Hermann von Nördlinger (13 August 1818 – 19 January 1897), was a German forester, botanist, and entomologist.

Nördlinger was a professor of sylviculture and Inspector of Forests at the University of Hohenheim in Württemberg. Nördlinger collaborated with a number of French botanists. From 1859 to 1870, he was editor of the forestry and hunting journal Kritische Blätter für Forst- und Jagdwissenschaft.

== Publications ==

- 1855: Die Kleinen Feinde der Landwirthschaft. S.G. Cotta'scher Verlag, Stuttgart
- 1856: Nachträge zu Ratzeburg's Forstinsekten. J. Weise, Stuttgart
- 1860: Die technischen Eigenschaften der Holzer fur Forst- und Baubeamte, Technologen und Gewerbtreibende. J.G. Cotta'scher Verlag. Stuttgart.

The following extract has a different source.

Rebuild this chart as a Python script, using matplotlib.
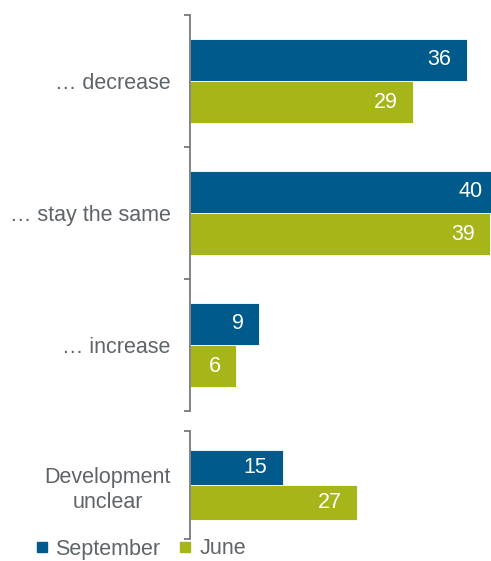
import matplotlib.pyplot as plt
from matplotlib.lines import Line2D

# values
categories = ['\u2026 decrease', '\u2026 stay the same', '\u2026 increase']
september = [36, 40, 9]
june = [29, 39, 6]

unclear_label = 'Development\nunclear'
unclear_september = 15
unclear_june = 27

series_names = ['September', 'June']
BLUE = '#005A8C'
GREEN = '#A5B51A'
TEXT = '#5F6469'
AXIS = '#6E6E6E'
FS = 15.5

plt.rcParams['font.family'] = ['Liberation Sans', 'DejaVu Sans']

W, H = 491, 561
fig = plt.figure(figsize=(W / 100, H / 100), dpi=100)


def px_axes(left, top, right, bottom):
    return fig.add_axes([left / W, 1 - bottom / H, (right - left) / W, (bottom - top) / H])


def style(ax, n):
    for side in ('top', 'right', 'bottom'):
        ax.spines[side].set_visible(False)
    ax.spines['left'].set_color(AXIS)
    ax.spines['left'].set_linewidth(1.2)
    ax.set_ylim(n - 0.5, -0.5)
    ax.set_xticks([])
    ax.set_yticks([i - 0.5 for i in range(n + 1)], minor=True)
    ax.tick_params(axis='y', which='minor', length=4, width=1.2, color=AXIS, direction='out')
    ax.tick_params(axis='y', which='major', length=0, pad=13.5, labelsize=FS, labelcolor=TEXT)


def draw(ax, labels, sep, jun):
    h = 0.32
    ys = list(range(len(labels)))
    for vals, col, off in ((sep, BLUE, -h / 2), (jun, GREEN, h / 2)):
        ax.barh([y + off for y in ys], vals, height=h, color=col,
                edgecolor='white', linewidth=0.6, clip_on=True)
        for y, v in zip(ys, vals):
            ax.annotate(str(v), (v, y + off), xytext=(-11, 0), textcoords='offset points',
                        ha='right', va='center', color='white', fontsize=FS,
                        annotation_clip=False)
    ax.set_yticks(ys)
    ax.set_yticklabels(labels, multialignment='center', linespacing=1.3)


top = px_axes(189.5, 15, 491, 411)
style(top, len(categories))
top.set_xlim(0, (491 - 189.5) / 7.7)
draw(top, categories, september, june)

bot = px_axes(189.5, 431, 491, 539)
style(bot, 1)
bot.set_xlim(0, (491 - 189.5) / 6.2)
draw(bot, [unclear_label], [unclear_september], [unclear_june])

handles = [Line2D([], [], ls='', marker='s', markersize=6.5, color=c) for c in (BLUE, GREEN)]
fig.legend(handles, series_names, loc='center left', bbox_to_anchor=(34 / W, 1 - 549 / H),
           ncol=2, frameon=False, fontsize=FS, labelcolor=TEXT, handlelength=0.7,
           handletextpad=0.3, columnspacing=0.8, borderaxespad=0, borderpad=0)

fig.savefig('out.png', dpi=100)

In the years 1851 to 1888 he published three exsiccata-like series of wood cross sections, one of them under the title Querschnitte von hundert Holzarten, umfassend die Wald- und Gartenbauarten, sowie die gewöhnlichsten ausländischen Boskethölzer Deutschlands. Zur Belehrung für Botaniker, Forstleute und Holztechnologen. The notable series issued by Nördlinger are found in several xylotheques.